UPDATED with MGM statement: An unnamed Starz staffer should get a big promotion if the premium cabler is successful in its just-filed breach of contract lawsuit against MGM. The suit accuses the company for double and even triple dipping more than 300 movies and TV series to which the multi-platformer thought it had the exclusive rights.
“In August 2019, Starz first became suspicious that MGM might have violated the terms of the Library Agreements after a Starz employee discovered that Bill & Ted’s Excellent Adventure – a film that should have been exclusive to Starz – was available for streaming on Amazon,” reads the complaint put before a federal court Monday (read it here).
“After notifying MGM of this discovery, MGM admitted this breach,” added the five-claim suit that seeks a jury trial. “Starz, however, discovered that Bill & Ted’s Excellent Adventure was far from the only film that MGM appeared to have improperly licensed.”
Citing that this seemingly five-year-old situation “has caused at least one major distributor to question Starz’s value and significantly damaged Starz’s relationship with that distributor,” the Lionsgate-owned company is seeking widespread big-bucks damages and profits.

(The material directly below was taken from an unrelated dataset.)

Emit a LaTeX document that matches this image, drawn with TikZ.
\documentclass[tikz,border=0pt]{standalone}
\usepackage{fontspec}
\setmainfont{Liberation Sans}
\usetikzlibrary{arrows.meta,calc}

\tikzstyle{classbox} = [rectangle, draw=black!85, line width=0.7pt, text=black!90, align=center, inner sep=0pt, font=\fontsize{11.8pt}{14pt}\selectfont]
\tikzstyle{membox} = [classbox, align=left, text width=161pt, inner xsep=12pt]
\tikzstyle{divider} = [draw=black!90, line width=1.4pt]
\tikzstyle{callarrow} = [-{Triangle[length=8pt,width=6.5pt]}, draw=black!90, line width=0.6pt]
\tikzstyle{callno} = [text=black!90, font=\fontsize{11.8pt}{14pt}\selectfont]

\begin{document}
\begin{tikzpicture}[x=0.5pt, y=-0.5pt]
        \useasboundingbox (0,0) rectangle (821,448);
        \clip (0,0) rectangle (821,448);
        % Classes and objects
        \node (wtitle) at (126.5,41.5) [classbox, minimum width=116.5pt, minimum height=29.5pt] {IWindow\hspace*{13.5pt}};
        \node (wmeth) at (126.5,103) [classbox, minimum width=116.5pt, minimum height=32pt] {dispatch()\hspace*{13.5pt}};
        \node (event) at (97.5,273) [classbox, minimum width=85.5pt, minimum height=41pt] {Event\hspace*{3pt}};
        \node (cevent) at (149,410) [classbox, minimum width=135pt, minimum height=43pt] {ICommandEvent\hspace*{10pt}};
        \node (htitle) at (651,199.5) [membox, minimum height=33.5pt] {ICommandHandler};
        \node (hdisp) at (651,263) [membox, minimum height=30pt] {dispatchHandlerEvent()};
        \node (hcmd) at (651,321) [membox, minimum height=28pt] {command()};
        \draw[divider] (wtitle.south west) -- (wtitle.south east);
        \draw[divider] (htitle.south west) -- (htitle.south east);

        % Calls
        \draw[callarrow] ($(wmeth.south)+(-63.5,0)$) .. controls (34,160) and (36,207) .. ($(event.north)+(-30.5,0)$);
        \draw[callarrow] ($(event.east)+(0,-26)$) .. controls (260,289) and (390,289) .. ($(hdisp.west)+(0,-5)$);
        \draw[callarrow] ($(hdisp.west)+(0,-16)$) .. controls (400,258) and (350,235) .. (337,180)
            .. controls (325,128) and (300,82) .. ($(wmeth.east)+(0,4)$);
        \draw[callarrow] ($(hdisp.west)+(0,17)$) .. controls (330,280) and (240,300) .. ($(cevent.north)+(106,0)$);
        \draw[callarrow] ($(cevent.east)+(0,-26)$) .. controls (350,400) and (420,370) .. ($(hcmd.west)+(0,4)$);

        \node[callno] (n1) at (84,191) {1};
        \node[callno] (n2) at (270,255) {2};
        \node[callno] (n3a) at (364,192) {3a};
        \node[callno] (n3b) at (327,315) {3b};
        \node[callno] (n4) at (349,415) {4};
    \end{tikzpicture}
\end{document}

Having taken a whack themselves, MGM went for the jugular in its response Monday.
“The lawsuit is a transparent effort by Starz to use litigation to deflect attention away from its own competitive shortcomings,” MGM’s counsel Orin Snyder said. “Starz is pretending that a routine licensing dispute with MGM, that had no meaningful financial impact, is the cause of Starz’s failure to win in the marketplace.” the hard-hitting Gibson Dunn lawyer added. “We will vigorously defend against these claims.”
Whatever form that defense takes against the home of Power and Outlander, the 25-page suit lists many other specific films besides the 1989 Keanu Reeves and Alex Winter cult classic. The likes of Mad Max, the original Terminator, a bunch of James Bond flicks, Dances With Wolves, the Tom Cruise- and Dustin Hoffman-starring Rain Man, Hannibal, Moonstruck, and The Good, the Bad, and the Ugly were also supposed to be covered under the parties’ 2013 and 2015 Library Agreements – yet apparently ended up in a lot of other places besides Starz’s outlets.
“Due to MGM’s breach, distributors of Starz’s content believed that Starz’s movies were widely available from other services, when, in fact, they should have been available only through Starz,” the initial complaint declares, noting that some MGM projects that should have been on Starz entities only actually ended up on Epix, which is owned by the defendant. “That lack of exclusivity damaged Starz vis-à-vis distributors, who placed less value on Starz’s suite of offerings due to the belief that their customers could find Starz’s movies elsewhere.”
“In short, not only has MGM admitted to breaching the exclusive rights it granted to Starz, it is plain that MGM directly profited from that breach in numerous ways.”
Dude … talk about needing to face the music.
And hey, Starz, hope you are treating that eagle-eyed employee right!